Easter Sunday morning devout believers by the millions will be engaged in what they feel to be the reenactment of the resurrection drama. The ceremony will more than likely be staged in some scenic setting. It’s all quite impressive.
There will be a sunrise service with pomp, pageantry, communion, the joyous announcement that Christ is risen, the hot-cross buns, colorful eggs, chocolate bunnies, new clothes, and games. All of it seems so wholesome, so Christian. But we should not be keeping Easter, and there is a reason.
Isn’t it peculiar that in the Bible, which Christians accept as the revealed, written Word of God, there is absolutely no command, no example — not even a hint — that Easter should be observed. On the other hand, we are given a strong warning not to improvise on how to worship God. One who is “the Alpha and Omega, the beginning and the end” (the Creator God) states, ” … If any man shall add unto these things, God shall add unto him the plagues that are written in this book” (Revelation 22:18). No matter if we take these words as a threat or a promise, the sobering warning remains.
But isn’t God being unreasonable? What’s wrong with these quaint, cherished customs that everybody loves? No problem, except, “Thus saith the Lord, Learn not the way of the heathen … ” (Jeremiah 10:2). But surely, Easter is not “heathen.”
One doesn’t need to be a Rhodes scholar to get to the roots of Easter observance. It’s as simple as a trip to a library. For example, look up the article “Easter” in The New Funk & Wagnall’s Encyclopedia:
“… it (Easter) embodies traditions of an ancient time antedating the rise of Christianity. The origin of its name is lost in the dim past; some scholars believe it probably is derived from Eastre, Anglo-Saxon name of a Teutonic goddess of spring and fertility …
“Her festival was celebrated on the vernal equinox, and traditions associated with the festival service in the familiar Easter bunny, symbol of the fertile rabbit, and in the equally familiar colored Easter eggs originally painted with gay hues to represent the sunlight of spring … Such festivals, and the myths and legends which explain their origin, abounded in ancient religions.” That’s Christianity?
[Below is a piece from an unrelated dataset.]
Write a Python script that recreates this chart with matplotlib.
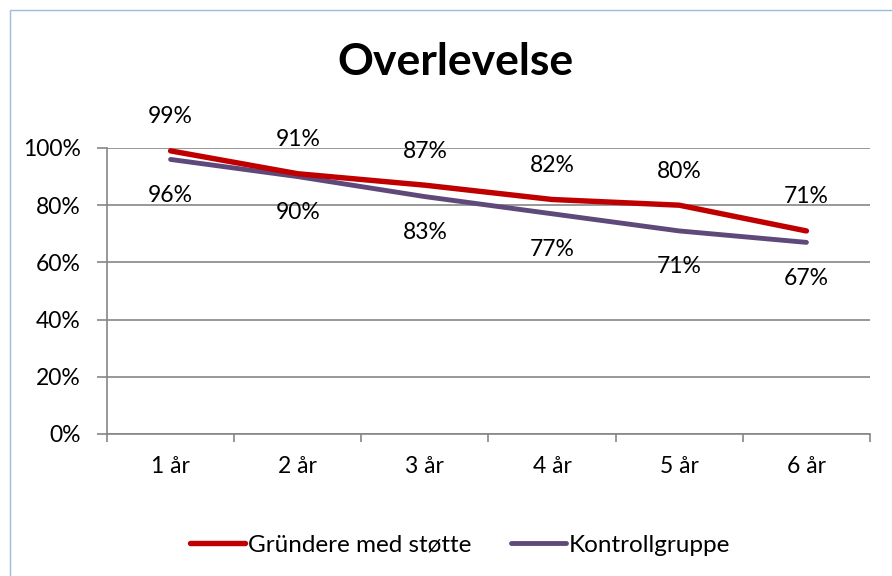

The roots are suspect, but let’s go on.
Easter, Astarte, Eostre, Ishtar … What’s in a name? “It is not a Christian name. It bears its Chaldean origin on its very forehead. Easter is nothing else than Astarte, one of the titles of Beltis, the queen of heaven … That name, as found by Layard on the Assyrian monuments, is Ishtar.” (See The Two Babylons, by Alexander Hislop, page 103).
Continuing, “The worship of Bel and Astarte was very early introduced into Britain, along with the Druids, ‘the priests of the groves.’ ” The Old Testament is profuse in documenting this pagan type of idolatrous worship. Note Jeremiah 7:18-19: “The children gather wood, and the fathers kindle the fire, and the women knead their dough, to make cakes to the queen of heaven …
“Do they provoke me to anger? saith the Lord: do they not provoke themselves to the confusion of their own faces?” Notice that cakes were offered to the “queen.” Could this be the origin of the hot-cross buns?
“The ‘buns’ … were used in the worship of the queen of heaven, the goddess Easter, as early as the days of Cecrops, the founder of Athens — that is, 1,500 years before the Christian era” (ibid., page 108).
Other pagan traditions revolving around the spring festivities include the commemoration of the death and resurrection of Tammuz, otherwise known as Bacchus (the lamented one). He was often pictured (and worshiped) as a little child in his mother’s arms (ibid., pages 21-22). This adoration of Tammuz was enacted by the believers with “… their faces toward the east: and they worshiped the sun toward the east (at sunrise) … ” Sunrise service? Sounds familiar, and God comments on this tradition in Ezekiel 8. He has a word for it. It’s spelled: abomination!
As decades and centuries passed, the dominant “Christian” Church headquartered at Rome continued to bring the heathen masses into the fold by amalgamating their pagan practices, apparently oblivious of Jeremiah 10:2. And so the nominal Christianity grew, but was the God of the Bible in it?
The deceived, misled, misguided world (see Revelation 12:9) has its Easter.
The God of heaven has given us the Holy Days. In the springtime, when nature bursts forth with new life, God ordained special feasts. A time of gladness and of profound meaning — for young and old alike. Through these days God unfolds His master plan: the purpose of life, the precious sacrifice of Jesus Christ and the incredible potential that we have of being born into the very Family of God. Now that’s something to celebrate and get excited about.